The first evening there, I laid in bed, and wondered whether I would one day own a place like this. I wondered whether I would ever want to. I became convinced that I would eventually get bored of it. I'd have given all this time and effort, my heart even, accumulating wealth in order to acquire such a magnificent place, and fill the rooms and walls and bookcases with lots and lots of stuff.

I shuddered under the covers of my bed, horrified at the thought that I would struggle to get to that level of fortune, and finally settle to enjoy the luxury I had earned, only to realise that it meant very little to me. That I'm still me.

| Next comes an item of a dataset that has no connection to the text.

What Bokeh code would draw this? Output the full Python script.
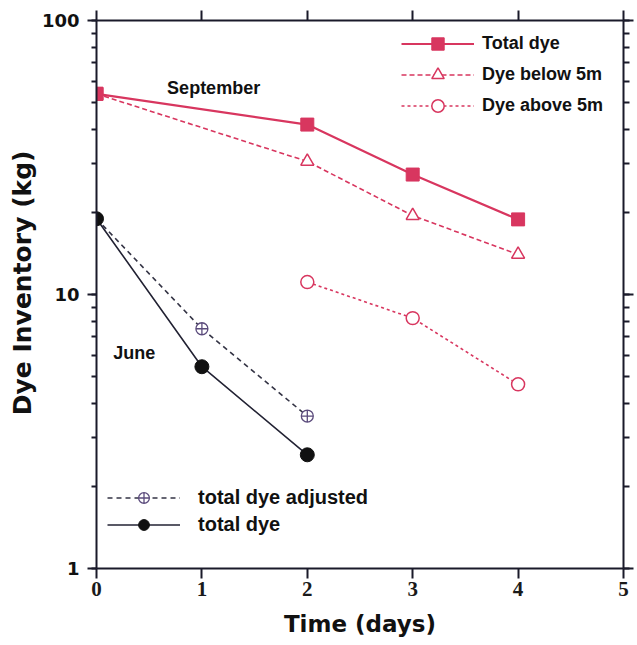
from bokeh.plotting import figure
from bokeh.models import (LogAxis, LinearAxis, Legend, LegendItem, Label, Title,
                          FixedTicker, LogTicker, Range1d, PrintfTickFormatter,
                          CustomLabelingPolicy)
from bokeh.embed import file_html
from bokeh.resources import INLINE

# September data
sep_days = [0, 2, 3, 4]
sep_total = [54.0, 41.7, 27.4, 18.8]
sep_below_days = [0, 2, 3, 4]
sep_below = [54.0, 30.6, 19.4, 14.0]
sep_above_days = [2, 3, 4]
sep_above = [11.1, 8.2, 4.7]

# June data
jun_days = [0, 1, 2]
jun_total = [18.9, 5.45, 2.6]
jun_adjusted = [18.9, 7.5, 3.6]

x_ticks = [0, 1, 2, 3, 4, 5]

RED = "#d8365f"
BLACK = "#111111"
PURPLE = "#5b4b7c"
AX = "#1a1a2a"
TXT = "#111111"
SANS = "Liberation Sans"
WIDE = "DejaVu Sans"
SERIF = "Liberation Serif"

p = figure(width=637, height=645, y_axis_type="log",
           x_range=Range1d(0, 5), y_range=Range1d(1, 100),
           output_backend="svg", toolbar_location=None,
           min_border_left=96, min_border_top=20, min_border_right=0,
           min_border_bottom=77)
p.background_fill_color = "white"
p.border_fill_color = "white"
p.outline_line_color = None
p.xgrid.visible = False
p.ygrid.visible = False

no_labels = CustomLabelingPolicy(code="return null")

# Bottom axis
for ax in p.xaxis:
    ax.ticker = FixedTicker(ticks=x_ticks)
    ax.major_tick_out = 10
    ax.major_tick_in = 0
    ax.minor_tick_out = 0
    ax.axis_line_width = 2
    ax.major_tick_line_width = 2
    ax.axis_line_color = AX
    ax.major_tick_line_color = AX
    ax.major_label_text_font = SERIF
    ax.major_label_text_font_style = "bold"
    ax.major_label_text_font_size = "21px"
    ax.major_label_text_color = "#1a1a1a"
    ax.major_label_standoff = 3
    ax.axis_label = "Time (days)"
    ax.axis_label_text_font = WIDE
    ax.axis_label_text_font_style = "bold"
    ax.axis_label_text_font_size = "23px"
    ax.axis_label_text_color = TXT
    ax.axis_label_standoff = 12

# Left axis
for ax in p.yaxis:
    ax.ticker = LogTicker(num_minor_ticks=10)
    ax.formatter = PrintfTickFormatter(format="%d")
    ax.major_tick_out = 9
    ax.major_tick_in = 0
    ax.minor_tick_out = 5
    ax.minor_tick_in = 0
    ax.axis_line_width = 2
    ax.major_tick_line_width = 2
    ax.minor_tick_line_width = 2
    ax.axis_line_color = AX
    ax.major_tick_line_color = AX
    ax.minor_tick_line_color = AX
    ax.major_label_text_font = WIDE
    ax.major_label_text_font_style = "bold"
    ax.major_label_text_font_size = "18px"
    ax.major_label_text_color = TXT
    ax.major_label_standoff = 8

# Y axis title, placed on the left side
p.add_layout(Title(text="Dye Inventory (kg)", align="right", offset=130,
                   text_font=WIDE, text_font_style="bold",
                   text_font_size="25px", text_color=TXT,
                   standoff=4), "left")

# Right axis (ticks only)
right = LogAxis(ticker=LogTicker(num_minor_ticks=10),
                major_label_policy=no_labels)
right.major_tick_out = 10
right.major_tick_in = 0
right.minor_tick_out = 6
right.minor_tick_in = 0
right.axis_line_width = 2
right.major_tick_line_width = 2
right.minor_tick_line_width = 2
right.axis_line_color = AX
right.major_tick_line_color = AX
right.minor_tick_line_color = AX
right.major_label_text_font_size = "1px"
right.major_label_standoff = 0
p.add_layout(right, "right")

# Top axis (ticks only)
top = LinearAxis(ticker=FixedTicker(ticks=x_ticks),
                 major_label_policy=no_labels)
top.major_tick_out = 10
top.major_tick_in = 0
top.minor_tick_out = 0
top.axis_line_width = 2
top.major_tick_line_width = 2
top.axis_line_color = AX
top.major_tick_line_color = AX
top.major_label_text_font_size = "1px"
top.major_label_standoff = 0
p.add_layout(top, "above")

# September series
l_tot = p.line(sep_days, sep_total, line_color=RED, line_width=2.2)
m_tot = p.scatter(sep_days, sep_total, marker="square", size=13,
                  fill_color=RED, line_color=RED)
l_below = p.line(sep_below_days, sep_below, line_color=RED, line_width=1.6,
                 line_dash="5 3")
m_below = p.scatter(sep_below_days[1:], sep_below[1:], marker="triangle",
                    size=13, fill_color="white", line_color=RED, line_width=1.5)
l_above = p.line(sep_above_days, sep_above, line_color=RED, line_width=1.6,
                 line_dash="3 3")
m_above = p.scatter(sep_above_days, sep_above, marker="circle", size=13,
                    fill_color="white", line_color=RED, line_width=1.5)

# June series
l_adj = p.line(jun_days, jun_adjusted, line_color="#333344", line_width=1.6,
               line_dash="5 4")
m_adj = p.scatter(jun_days[1:], jun_adjusted[1:], marker="circle_cross",
                  size=12, fill_color="white", line_color=PURPLE, line_width=1.3)
l_jt = p.line(jun_days, jun_total, line_color="#222233", line_width=1.6)
m_jt = p.scatter(jun_days, jun_total, marker="circle", size=14,
                 fill_color=BLACK, line_color=BLACK)
p.scatter(sep_days[:1], sep_total[:1], marker="square", size=13,
          fill_color=RED, line_color=RED)

leg_top = Legend(items=[
    LegendItem(label="Total dye", renderers=[l_tot, m_tot]),
    LegendItem(label="Dye below 5m", renderers=[l_below, m_below]),
    LegendItem(label="Dye above 5m", renderers=[l_above, m_above]),
], location=(305, 447), glyph_width=73, glyph_height=31, label_height=20,
    spacing=0, padding=0, label_standoff=8, margin=0,
    background_fill_alpha=0, border_line_color=None,
    label_text_font=SANS, label_text_font_style="bold",
    label_text_font_size="18px", label_text_color=TXT)
p.add_layout(leg_top, "center")

leg_bot = Legend(items=[
    LegendItem(label="total dye adjusted", renderers=[l_adj, m_adj]),
    LegendItem(label="total dye", renderers=[l_jt, m_jt]),
], location=(11, 30), glyph_width=73, glyph_height=27, label_height=20,
    spacing=0, padding=0, label_standoff=18, margin=0,
    background_fill_alpha=0, border_line_color=None,
    label_text_font=SANS, label_text_font_style="bold",
    label_text_font_size="20px", label_text_color=TXT)
p.add_layout(leg_bot, "center")

p.add_layout(Label(x=0.67, y=56.5, text="September", text_font=SANS,
                   text_font_style="bold", text_font_size="18px",
                   text_color=TXT, text_baseline="middle"))
p.add_layout(Label(x=0.16, y=6.1, text="June", text_font=SANS,
                   text_font_style="bold", text_font_size="18px",
                   text_color=TXT, text_baseline="middle"))

open("out.html", "w").write(file_html(p, INLINE))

For what does it profit a man to gain the whole world, yet lose his soul?

How distraught I would feel in that moment, not only because of the clinging dissatisfaction, and the sense that all my effort has been a waste, but also because I have believed a lie rather than believed my God. I would be so sorry. I am so sorry.

I really appreciated that house. It really relieved my suffering to live with familiar people, and to be looked after for a time. I approached my exams with an optimism I might not have had, if not for their encouraging words and positive outlook on things. I want to serve like they did. It would force a perspective into my mind that was more outward-focused. It would force out my bitterness. Mourning is a legitimate response to injustice and suffering. But there's a fine line between mourning and bitterness. I think self-sacrifice would stop me crossing that line.

...but whoever loses their life for me and for the gospel will save it. For what does it profit a man to gain the whole world, and lose his soul?